Este Diablo es un Dios triste del que María, una mujer a la que escogió para Madre de su hijo, se compadece. Es un Dios esquivo: "Señor absoluto del intersticio y del intermedio, de lo que en la vida no es vida". A pesar de ser él mismo el Deseo, sólo por interpósito gesto acaricia: "¿Qué hombre posó sobre tus senos aquella mano que fue mía? ¿Qué beso te dieron que fuese igual al mío?".
Repetidamente declara a María su "cansancio de todos los abismos" y revela un corazón hambriento de amor que envidia la condición humana y "tiene añoranzas imaginarias de la tierra donde nunca estuve".
Este Diablo tiene, por último, una voz interior, embustera como la Luna, que es su "cara vista en las aguas del caos", como declara. Es una presencia materna y envolvente como la noche, que, como dice, "acoge y consuela a los tristes y cansados de la vida". Y afirma aun: "Como la noche es mi reino, el sueño es mi dominio". (Y no podemos dejar de pensar en esa "Noche antiquísima" que Campos invoca en un conocido poema, regazo de agua y tinieblas a la que también Bernardo Soares pide muchas veces refugio.)

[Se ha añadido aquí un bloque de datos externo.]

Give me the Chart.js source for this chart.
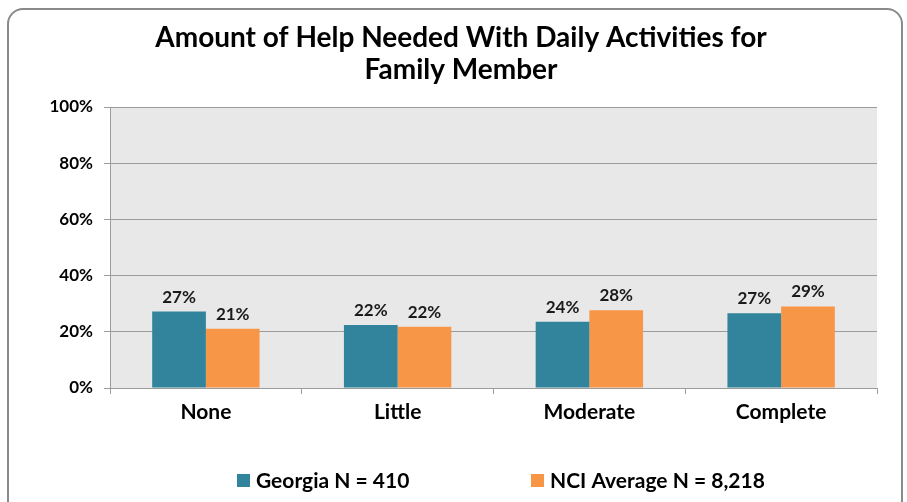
<!DOCTYPE html>
<html>
<head>
<meta charset="utf-8">
<script src="https://cdn.jsdelivr.net/npm/chart.js@4/dist/chart.umd.min.js"></script>
<style>
  html, body { margin: 0; padding: 0; background: #fff; overflow: hidden; }
  #wrap { position: relative; width: 907px; height: 502px; }
  #frame {
    position: absolute; left: 7px; top: 8px; width: 896px; height: 530px;
    border: 2px solid #8a8a8a; border-radius: 16px; box-sizing: border-box;
  }
  canvas { position: absolute; left: 0; top: 0; }
</style>
</head>
<body>
<div id="wrap">
  <div id="frame"></div>
  <canvas id="helpChart" width="907" height="502"></canvas>
</div>
<script>
const categories = ["None", "Little", "Moderate", "Complete"];
const georgia = [27.2, 22.4, 23.6, 26.6];
const nciAverage = [21.1, 21.8, 27.7, 29.0];
const georgiaLabels = ["27%", "22%", "24%", "27%"];
const nciLabels = ["21%", "22%", "28%", "29%"];
const seriesNames = ["Georgia N = 410", "NCI Average N = 8,218"];
const titleLines = ["Amount of Help Needed With Daily Activities for", "Family Member"];

const FONT = "Lato, 'Open Sans', sans-serif";

// gray plot background
const plotBg = {
  id: "plotBg",
  beforeDraw(chart) {
    const { ctx, chartArea: a } = chart;
    ctx.save();
    ctx.fillStyle = "#e8e8e8";
    ctx.fillRect(a.left, a.top, a.right - a.left, a.bottom - a.top);
    ctx.restore();
  }
};

// title sits a little right of the canvas centre, like the original
const topTitle = {
  id: "topTitle",
  afterDraw(chart) {
    const { ctx } = chart;
    ctx.save();
    ctx.font = "bold 28px " + FONT;
    ctx.fillStyle = "#000";
    ctx.textAlign = "center";
    ctx.textBaseline = "middle";
    titleLines.forEach((line, i) => ctx.fillText(line, 461, 38 + i * 32));
    ctx.restore();
  }
};

// value labels above bars
const barLabels = {
  id: "barLabels",
  afterDatasetsDraw(chart) {
    const { ctx } = chart;
    const texts = [georgiaLabels, nciLabels];
    ctx.save();
    ctx.font = "bold 17px " + FONT;
    ctx.fillStyle = "#1a1a1a";
    ctx.textAlign = "center";
    ctx.textBaseline = "bottom";
    chart.data.datasets.forEach((ds, i) => {
      chart.getDatasetMeta(i).data.forEach((bar, j) => {
        ctx.fillText(texts[i][j], bar.x, bar.y - 6);
      });
    });
    ctx.restore();
  }
};

// legend at the bottom, wide gap between the two entries
const bottomLegend = {
  id: "bottomLegend",
  afterDraw(chart) {
    const { ctx } = chart;
    const starts = [237, 531];
    const y = chart.height - 21;
    ctx.save();
    ctx.font = "bold 21px " + FONT;
    ctx.textBaseline = "middle";
    chart.data.datasets.forEach((ds, i) => {
      ctx.fillStyle = ds.backgroundColor;
      ctx.fillRect(starts[i], y - 7, 13, 13);
      ctx.fillStyle = "#000";
      ctx.fillText(ds.label, starts[i] + 19, y);
    });
    ctx.restore();
  }
};

new Chart(document.getElementById("helpChart").getContext("2d"), {
  type: "bar",
  data: {
    labels: categories,
    datasets: [
      { label: seriesNames[0], data: georgia, backgroundColor: "#31849b", barPercentage: 1, categoryPercentage: 0.56 },
      { label: seriesNames[1], data: nciAverage, backgroundColor: "#f79646", barPercentage: 1, categoryPercentage: 0.56 }
    ]
  },
  options: {
    responsive: false,
    animation: false,
    layout: { padding: { left: 10, right: 30, top: 107, bottom: 66 } },
    plugins: {
      title: { display: false },
      legend: { display: false },
      tooltip: { enabled: false }
    },
    scales: {
      y: {
        min: 0,
        max: 100,
        afterFit: s => { s.width = 100; },
        ticks: {
          stepSize: 20,
          callback: v => v + "%",
          font: { family: FONT, size: 17, weight: "bold" },
          color: "#000",
          padding: 11
        },
        grid: { color: "#9c9c9c", lineWidth: 1, tickLength: 6 },
        border: { color: "#9c9c9c" }
      },
      x: {
        afterFit: s => { s.height = 48; },
        ticks: {
          font: { family: FONT, size: 21, weight: "bold" },
          color: "#000",
          padding: 6
        },
        grid: { drawOnChartArea: false, color: "#9c9c9c", tickLength: 6, offset: true },
        border: { color: "#9c9c9c" }
      }
    }
  },
  plugins: [plotBg, topTitle, barLabels, bottomLegend]
});
</script>
</body>
</html>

Y cuando la mujer, con los ojos humedecidos de lágrimas, confesó sentir por él una enorme pena, le pasó por el rostro "una expresión de angustia como nadie imaginaria que pudiera haber". Y, dejando caer "de pronto el brazo que enlazaba el de ella", desapareció, abandonándola en el lugar en que la había raptado, en la banal calle de su realidad cotidiana. Y exiliada para siempre de ese lejano país natal, el Sueño, del que se dice representante. "Sólo los sueños son siempre lo que son -afirma-. Es el lado de nosotros en que nacemos y en que somos siempre naturales y nuestros".